House Bill 252 would replace the current wage for tipped employees from $2.23 per hour with a requirement they not be paid less than 65 percent of Delaware’s minimum wage. Under the current $8.75 per hour wage, that would be $5.69. When the minimum wage increases to $9.25 per hour on Oct. 1, the tipped wage minimum wage would increase to $6.01 per hour.

The minimum wage for employees who receive tips or gratuities has not changed since 1983, when the overall state minimum wage was $3.35 per hour. Tipped wage workers at that time were paid a percentage – 66.67 percent – of the minimum wage, which was $2.23. In 1989, the General Assembly changed the hourly wage to a flat $2.23 per hour, where it has remained since.

Since 1990, when Delaware’s tipped wage was locked in at $2.23, the cost of living has nearly doubled, prices for many consumer goods have more than doubled, median housing values have grown by more than 125 percent, and in-state tuition for the University of Delaware has ballooned by more than 450 percent.

Bill defines tipped workers

A bill that clarifies what constitutes a tip and who should receive them was introduced June 27.
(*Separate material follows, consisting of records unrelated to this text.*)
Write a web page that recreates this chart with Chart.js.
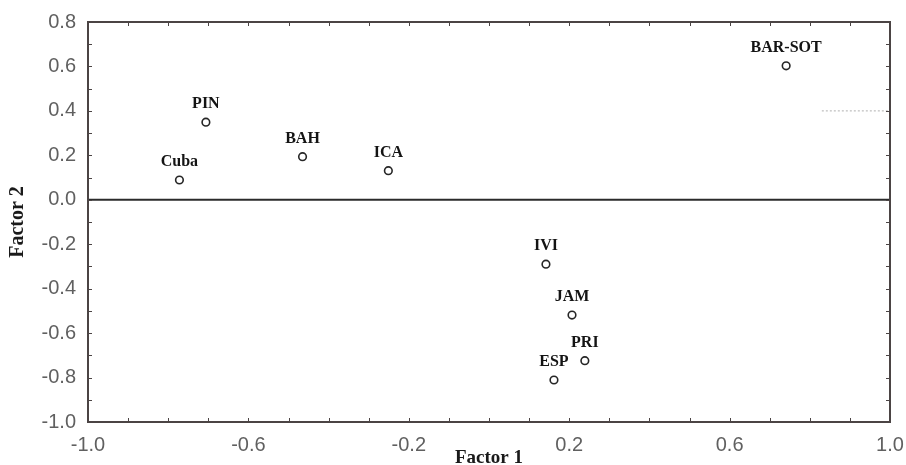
<!DOCTYPE html>
<html>
<head>
<meta charset="utf-8">
<script src="https://cdn.jsdelivr.net/npm/chart.js@4"></script>
<style>
  html, body { margin: 0; padding: 0; background: #fff; }
  #wrap { width: 906px; height: 465px; }
</style>
</head>
<body>
<div id="wrap"><canvas id="factorChart" width="906" height="465"></canvas></div>
<script>
const countries = ['Cuba', 'PIN', 'BAH', 'ICA', 'BAR-SOT', 'IVI', 'JAM', 'PRI', 'ESP'];
const factor1 = [-0.772, -0.706, -0.465, -0.251, 0.741, 0.142, 0.207, 0.239, 0.162];
const factor2 = [0.089, 0.349, 0.194, 0.131, 0.603, -0.290, -0.519, -0.724, -0.811];

const xTickValues = [-1.0, -0.6, -0.2, 0.2, 0.6, 1.0];
const yTickValues = [-1.0, -0.8, -0.6, -0.4, -0.2, 0.0, 0.2, 0.4, 0.6, 0.8];
const xMinorTicks = [-1.0, -0.9, -0.8, -0.7, -0.6, -0.5, -0.4, -0.3, -0.2, -0.1, 0.0, 0.1, 0.2, 0.3, 0.4, 0.5, 0.6, 0.7, 0.8, 0.9, 1.0];
const yMinorTicks = [-1.0, -0.9, -0.8, -0.7, -0.6, -0.5, -0.4, -0.3, -0.2, -0.1, 0.0, 0.1, 0.2, 0.3, 0.4, 0.5, 0.6, 0.7, 0.8];

// faint dotted segment in the original, right side at 0.4
const dottedX = [0.83, 1.0];
const dottedY = [0.4, 0.4];

const points = countries.map((c, i) => ({x: factor1[i], y: factor2[i]}));

// frame, zero line, inward ticks and point labels
const framePlugin = {
  id: 'frame',
  beforeDatasetsDraw(chart) {
    const {ctx, chartArea: a, scales: {y}} = chart;
    const y0 = y.getPixelForValue(0);
    ctx.save();
    ctx.strokeStyle = '#2b2b2b';
    ctx.lineWidth = 2;
    ctx.beginPath();
    ctx.moveTo(a.left, y0);
    ctx.lineTo(a.right, y0);
    ctx.stroke();
    ctx.restore();
  },
  afterDatasetsDraw(chart) {
    const {ctx, chartArea: a, scales: {x, y}} = chart;
    ctx.save();
    ctx.strokeStyle = '#4b4444';
    ctx.lineWidth = 1;
    const tl = 4;
    ctx.beginPath();
    xMinorTicks.forEach(v => {
      const px = Math.round(x.getPixelForValue(v)) + 0.5;
      ctx.moveTo(px, a.bottom); ctx.lineTo(px, a.bottom - tl);
      ctx.moveTo(px, a.top); ctx.lineTo(px, a.top + tl);
    });
    yMinorTicks.forEach(v => {
      const py = Math.round(y.getPixelForValue(v)) + 0.5;
      ctx.moveTo(a.left, py); ctx.lineTo(a.left + tl, py);
      ctx.moveTo(a.right, py); ctx.lineTo(a.right - tl, py);
    });
    ctx.stroke();

    ctx.lineWidth = 2;
    ctx.strokeRect(a.left, a.top, a.right - a.left, a.bottom - a.top);

    ctx.fillStyle = '#141414';
    ctx.font = 'bold 16px "Liberation Serif", "Times New Roman", serif';
    ctx.textAlign = 'center';
    ctx.textBaseline = 'middle';
    countries.forEach((c, i) => {
      const px = x.getPixelForValue(factor1[i]);
      const py = y.getPixelForValue(factor2[i]);
      ctx.fillText(c, px, py - 18);
    });
    ctx.restore();
  }
};

const ctx = document.getElementById('factorChart').getContext('2d');
const chart = new Chart(ctx, {
  type: 'scatter',
  data: {
    datasets: [
      {
        label: 'Factores',
        data: points,
        pointStyle: 'circle',
        pointRadius: 3.8,
        pointBorderWidth: 1.6,
        pointBorderColor: '#262626',
        pointBackgroundColor: '#ffffff'
      },
      {
        label: 'dotted',
        type: 'line',
        data: dottedX.map((v, i) => ({x: v, y: dottedY[i]})),
        borderColor: '#b0b0b0',
        borderWidth: 1,
        borderDash: [2, 2],
        pointRadius: 0,
        fill: false
      }
    ]
  },
  options: {
    responsive: false,
    animation: false,
    devicePixelRatio: 1,
    layout: {padding: {top: 22, right: 16, left: 0, bottom: 0}},
    plugins: {legend: {display: false}, tooltip: {enabled: false}},
    scales: {
      x: {
        type: 'linear',
        min: -1, max: 1,
        afterBuildTicks: s => { s.ticks = xTickValues.map(v => ({value: v})); },
        afterFit: s => { s.height = 43; s.paddingLeft = 0; s.paddingRight = 0; },
        grid: {display: false, drawTicks: false},
        border: {display: false},
        ticks: {
          padding: 11,
          color: '#606060',
          font: {family: '"Liberation Sans", Arial, sans-serif', size: 20},
          callback: v => v.toFixed(1)
        },
        title: {
          display: true,
          text: 'Factor 1',
          color: '#1a1a1a',
          padding: {top: 0, bottom: -3},
          font: {family: '"Liberation Serif", "Times New Roman", serif', size: 19, weight: 'bold', lineHeight: 1}
        }
      },
      y: {
        type: 'linear',
        min: -1, max: 0.8,
        afterBuildTicks: s => { s.ticks = yTickValues.map(v => ({value: v})); },
        afterFit: s => { s.width = 88; s.paddingTop = 0; s.paddingBottom = 0; },
        grid: {display: false, drawTicks: false},
        border: {display: false},
        ticks: {
          padding: 12,
          color: '#606060',
          font: {family: '"Liberation Sans", Arial, sans-serif', size: 20},
          callback: v => v.toFixed(1)
        },
        title: {
          display: true,
          text: 'Factor 2',
          color: '#1a1a1a',
          padding: {top: 8, bottom: 0},
          font: {family: '"Liberation Serif", "Times New Roman", serif', size: 20, weight: 'bold', lineHeight: 1}
        }
      }
    }
  },
  plugins: [framePlugin]
});
</script>
</body>
</html>
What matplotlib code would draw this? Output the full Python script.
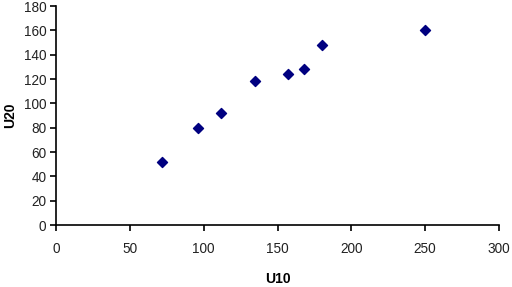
import matplotlib
matplotlib.use('Agg')
import matplotlib.pyplot as plt

u10 = [72, 96, 112, 135, 157, 168, 180, 250]
u20 = [52, 80, 92, 118, 124, 128, 148, 160]
x_ticks = [0, 50, 100, 150, 200, 250, 300]
y_ticks = [0, 20, 40, 60, 80, 100, 120, 140, 160, 180]

plt.rcParams['font.family'] = ['Liberation Sans', 'DejaVu Sans']

fig = plt.figure(figsize=(5.12, 2.87), dpi=100)
ax = fig.add_axes([0.1094, 0.216, 0.8652, 0.763])

ax.scatter(u10, u20, marker='D', s=26, color='#000080', edgecolors='#000080', zorder=3)

ax.set_xlim(0, 300)
ax.set_ylim(0, 180)
ax.set_xticks(x_ticks)
ax.set_yticks(y_ticks)
ax.spines['top'].set_visible(False)
ax.spines['right'].set_visible(False)
for s in ('left', 'bottom'):
    ax.spines[s].set_linewidth(1.2)
    ax.spines[s].set_color('black')
ax.tick_params(direction='out', length=4, width=1.2, labelsize=9.8, labelcolor='#222222')
ax.tick_params(axis='x', pad=8)
ax.tick_params(axis='y', pad=3)
ax.set_clip_on(False)

ax.set_xlabel('U10', fontsize=10, fontweight='bold', labelpad=12)
ax.set_ylabel('U20', fontsize=10, fontweight='bold', labelpad=5)

fig.savefig('out.png', dpi=100)
plt.close(fig)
House Bill 251 would clarify those definitions and require more accountability from employers. It would define employees who receive gratuities as including employees who receive tips, that these employees must earn at least 50 percent of their income from tips or gratuities, and that the tips must come directly from customers, not from tip pools or other similar intervening mechanism.

Additionally, tips automatically added to credit card charges would be treated like tips or gratuity and must be paid by the employer directly to the employee at the next pay period as opposed to being held by the employer waiting to receive payment from the credit card company. The employer would not be permitted to deduct service fees from the employees’ tips or gratuities.